━━━━━ Data excerpt

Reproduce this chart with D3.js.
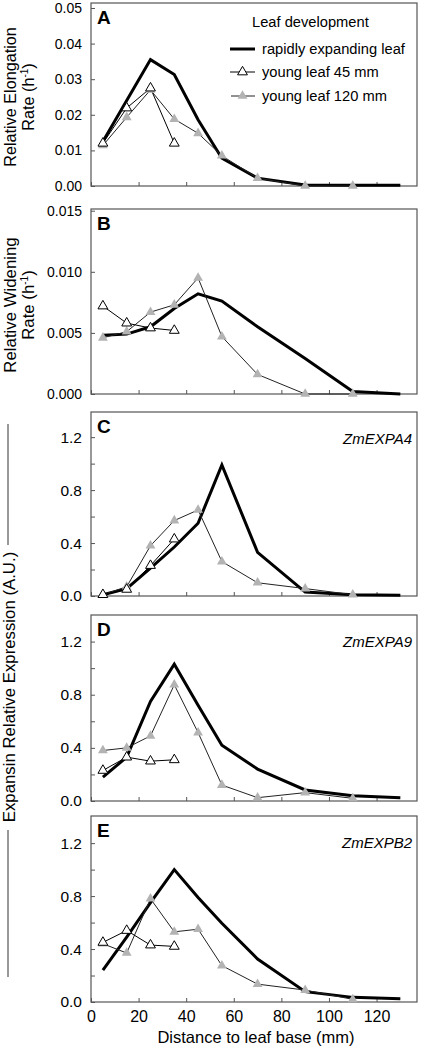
<!DOCTYPE html>
<html><head><meta charset="utf-8">
<script src="https://cdn.jsdelivr.net/npm/d3@7/dist/d3.min.js"></script>
<style>body{margin:0;background:#fff}svg{display:block}text{font-family:"Liberation Sans",Arial,sans-serif;fill:#000}</style>
</head><body><svg id="c" width="423" height="1049"></svg>
<script>
// ---- data ----
const xRapid = [5, 15, 25, 35, 45, 55, 70, 90, 110, 130];
const x45 = [5, 15, 25, 35];
const x120 = [5, 15, 25, 35, 45, 55, 70, 90, 110];

const rapidA = [0.0125, 0.0240, 0.0355, 0.0313, 0.0186, 0.0078, 0.0022, 0.0003, 0.0002, 0.0002];
const young45A = [0.0120, 0.0219, 0.0275, 0.0120];
const young120A = [0.0114, 0.0193, 0.0270, 0.0188, 0.0148, 0.0085, 0.0022, 0.0000, 0.0000];

const rapidB = [0.0048, 0.0049, 0.0055, 0.0070, 0.0082, 0.0076, 0.0055, 0.0029, 0.0002, 0.0000];
const young45B = [0.0072, 0.0058, 0.0054, 0.0052];
const young120B = [0.0046, 0.0051, 0.0067, 0.0073, 0.0095, 0.0047, 0.0016, 0.0000, 0.0000];

const rapidC = [0.01, 0.056, 0.21, 0.37, 0.55, 0.99, 0.33, 0.03, 0.01, 0.005];
const young45C = [0.01, 0.05, 0.23, 0.43];
const young120C = [0.01, 0.07, 0.38, 0.57, 0.65, 0.26, 0.10, 0.056, 0.01];

const rapidD = [0.18, 0.33, 0.75, 1.03, 0.72, 0.42, 0.24, 0.083, 0.04, 0.025];
const young45D = [0.23, 0.33, 0.30, 0.31];
const young120D = [0.38, 0.40, 0.49, 0.875, 0.515, 0.12, 0.025, 0.063, 0.02];

const rapidE = [0.24, 0.49, 0.75, 1.0, 0.79, 0.595, 0.325, 0.078, 0.035, 0.025];
const young45E = [0.45, 0.54, 0.43, 0.42];
const young120E = [0.44, 0.37, 0.78, 0.53, 0.55, 0.275, 0.135, 0.09, 0.02];

const xTicks = [0, 20, 40, 60, 80, 100, 120];
const yTicksA = [0, 0.01, 0.02, 0.03, 0.04, 0.05];
const yTicksB = [0, 0.005, 0.010, 0.015];
const yTicksExpr = [0, 0.4, 0.8, 1.2];
const yMinorExpr = [0.2, 0.6, 1.0];
const panelLetters = ["A", "B", "C", "D", "E"];
const geneNames = [null, null, "ZmEXPA4", "ZmEXPA9", "ZmEXPB2"];
const legendTitle = "Leaf development";
const seriesNames = ["rapidly expanding leaf", "young leaf 45 mm", "young leaf 120 mm"];
const xTitle = "Distance to leaf base (mm)";
const exprTitle = "Expansin Relative Expression (A.U.)";

// ---- layout ----
const svg = d3.select("#c");
const FONT = '"Liberation Sans",Arial,sans-serif';
const left = 91, right = 417;
const x = d3.scaleLinear().domain([0, 137]).range([left, right]);
const GRAY = "#b3b3b3";
const FRAME = "#555";

const panels = [
  {top: 3, bottom: 186, ymax: 0.0514, ticks: yTicksA, minor: [], fmt: d3.format(".2f"), fs: 14, rapid: rapidA, y45: young45A, y120: young120A},
  {top: 209, bottom: 394, ymax: 0.01514, ticks: yTicksB, minor: [], fmt: d3.format(".3f"), fs: 14, rapid: rapidB, y45: young45B, y120: young120B},
  {top: 412, bottom: 596, ymax: 1.39, ticks: yTicksExpr, minor: yMinorExpr, fmt: d3.format(".1f"), fs: 15.5, rapid: rapidC, y45: young45C, y120: young120C},
  {top: 615, bottom: 801, ymax: 1.40, ticks: yTicksExpr, minor: yMinorExpr, fmt: d3.format(".1f"), fs: 15.5, rapid: rapidD, y45: young45D, y120: young120D},
  {top: 816, bottom: 1002, ymax: 1.405, ticks: yTicksExpr, minor: yMinorExpr, fmt: d3.format(".1f"), fs: 15.5, rapid: rapidE, y45: young45E, y120: young120E}
];

const tri = d3.symbol().type(d3.symbolTriangle).size(42);

panels.forEach((p, i) => {
  const y = d3.scaleLinear().domain([0, p.ymax]).range([p.bottom, p.top]);
  const g = svg.append("g");
  const ya = g.append("g").attr("transform", `translate(${left},0)`)
    .call(d3.axisLeft(y).tickValues(p.ticks).tickFormat(p.fmt).tickSizeInner(-4).tickSizeOuter(0).tickPadding(9));
  ya.select(".domain").remove();
  ya.selectAll("line").attr("stroke", FRAME);
  ya.selectAll("text").style("font-family", FONT).style("font-size", p.fs + "px").attr("fill", "#000");
  if (p.minor.length) {
    g.append("g").attr("transform", `translate(${left},0)`)
      .call(d3.axisLeft(y).tickValues(p.minor).tickFormat("").tickSizeInner(-4).tickSizeOuter(0))
      .call(s => { s.select(".domain").remove(); s.selectAll("line").attr("stroke", FRAME); });
  }
  const xa = g.append("g").attr("transform", `translate(0,${p.bottom})`)
    .call(d3.axisBottom(x).tickValues(xTicks).tickSizeInner(-4).tickSizeOuter(0).tickPadding(9)
      .tickFormat(i === 4 ? d3.format("d") : ""));
  xa.select(".domain").remove();
  xa.selectAll("line").attr("stroke", FRAME);
  xa.selectAll("text").style("font-family", FONT).style("font-size", "16px").attr("fill", "#000");
  g.append("rect").attr("x", left).attr("y", p.top).attr("width", right - left).attr("height", p.bottom - p.top)
    .attr("fill", "none").attr("stroke", FRAME).attr("stroke-width", 1.2);

  const line = d3.line().x(d => x(d[0])).y(d => y(d[1]));
  const rapid = xRapid.map((v, k) => [v, p.rapid[k]]);
  const s45 = x45.map((v, k) => [v, p.y45[k]]);
  const s120 = x120.map((v, k) => [v, p.y120[k]]);

  g.append("path").attr("d", line(rapid)).attr("fill", "none").attr("stroke", "#000").attr("stroke-width", 3).attr("stroke-linejoin", "miter");
  g.append("path").attr("d", line(s120)).attr("fill", "none").attr("stroke", "#222").attr("stroke-width", 1);
  g.append("path").attr("d", line(s45)).attr("fill", "none").attr("stroke", "#000").attr("stroke-width", 1);
  g.selectAll(".m120").data(s120).join("path").attr("d", tri)
    .attr("transform", d => `translate(${x(d[0])},${y(d[1])})`).attr("fill", GRAY);
  g.selectAll(".m45").data(s45).join("path").attr("d", tri)
    .attr("transform", d => `translate(${x(d[0])},${y(d[1])})`).attr("fill", "#fff").attr("stroke", "#000").attr("stroke-width", 1);

  g.append("text").attr("x", 97).attr("y", p.top + 21).text(panelLetters[i])
    .style("font-size", "19px").style("font-weight", "bold");
  if (geneNames[i]) {
    g.append("text").attr("x", 412).attr("y", p.top + 32).attr("text-anchor", "end")
      .style("font-size", "15px").style("font-style", "italic").text(geneNames[i]);
  }
});

function yTitle(cy, l1, fs) {
  const t = svg.append("g").attr("transform", `translate(0,${cy}) rotate(-90)`);
  t.append("text").attr("x", 0).attr("y", 16).attr("text-anchor", "middle").style("font-size", fs + "px").text(l1);
  const t2 = t.append("text").attr("x", 0).attr("y", 34).attr("text-anchor", "middle").style("font-size", fs + "px");
  t2.append("tspan").text("Rate (h");
  t2.append("tspan").attr("dy", -6).style("font-size", "10px").text("-1");
  t2.append("tspan").attr("dy", 6).text(")");
}
yTitle(97, "Relative Elongation", 16.2);
yTitle(305, "Relative Widening", 16.8);

svg.append("text").attr("transform", `translate(15,687) rotate(-90)`).attr("text-anchor", "middle")
  .style("font-size", "16.8px").text(exprTitle);
svg.append("line").attr("x1", 8).attr("x2", 8).attr("y1", 424).attr("y2", 545).attr("stroke", "#333").attr("stroke-width", 1);
svg.append("line").attr("x1", 8).attr("x2", 8).attr("y1", 830).attr("y2", 977).attr("stroke", "#333").attr("stroke-width", 1);

svg.append("text").attr("x", 256).attr("y", 1043).attr("text-anchor", "middle").style("font-size", "16.5px").text(xTitle);

const lg = svg.append("g");
lg.append("text").attr("x", 252).attr("y", 27).style("font-size", "14.7px").text(legendTitle);
const legY = [49, 72, 96];
legY.forEach((ly, k) => {
  lg.append("text").attr("x", 262).attr("y", ly + 5).style("font-size", "14.7px").text(seriesNames[k]);
});
lg.append("line").attr("x1", 230).attr("x2", 255).attr("y1", legY[0]).attr("y2", legY[0]).attr("stroke", "#000").attr("stroke-width", 3);
lg.append("line").attr("x1", 230).attr("x2", 255).attr("y1", legY[1]).attr("y2", legY[1]).attr("stroke", "#000").attr("stroke-width", 1);
lg.append("path").attr("d", tri).attr("transform", `translate(242.5,${legY[1]})`).attr("fill", "#fff").attr("stroke", "#000");
lg.append("line").attr("x1", 231).attr("x2", 255).attr("y1", legY[2]).attr("y2", legY[2]).attr("stroke", "#222").attr("stroke-width", 1);
lg.append("path").attr("d", tri).attr("transform", `translate(242.5,${legY[2]})`).attr("fill", GRAY);
</script></body></html>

━━━━━━━━━━

Repeat the listing above exactly from its first line to the line containing "70, 90, 110];", both included, and omit the pictures.

Exercise response:
Reproduce this chart with D3.js.
<!DOCTYPE html>
<html><head><meta charset="utf-8">
<script src="https://cdn.jsdelivr.net/npm/d3@7/dist/d3.min.js"></script>
<style>body{margin:0;background:#fff}svg{display:block}text{font-family:"Liberation Sans",Arial,sans-serif;fill:#000}</style>
</head><body><svg id="c" width="423" height="1049"></svg>
<script>
// ---- data ----
const xRapid = [5, 15, 25, 35, 45, 55, 70, 90, 110, 130];
const x45 = [5, 15, 25, 35];
const x120 = [5, 15, 25, 35, 45, 55, 70, 90, 110];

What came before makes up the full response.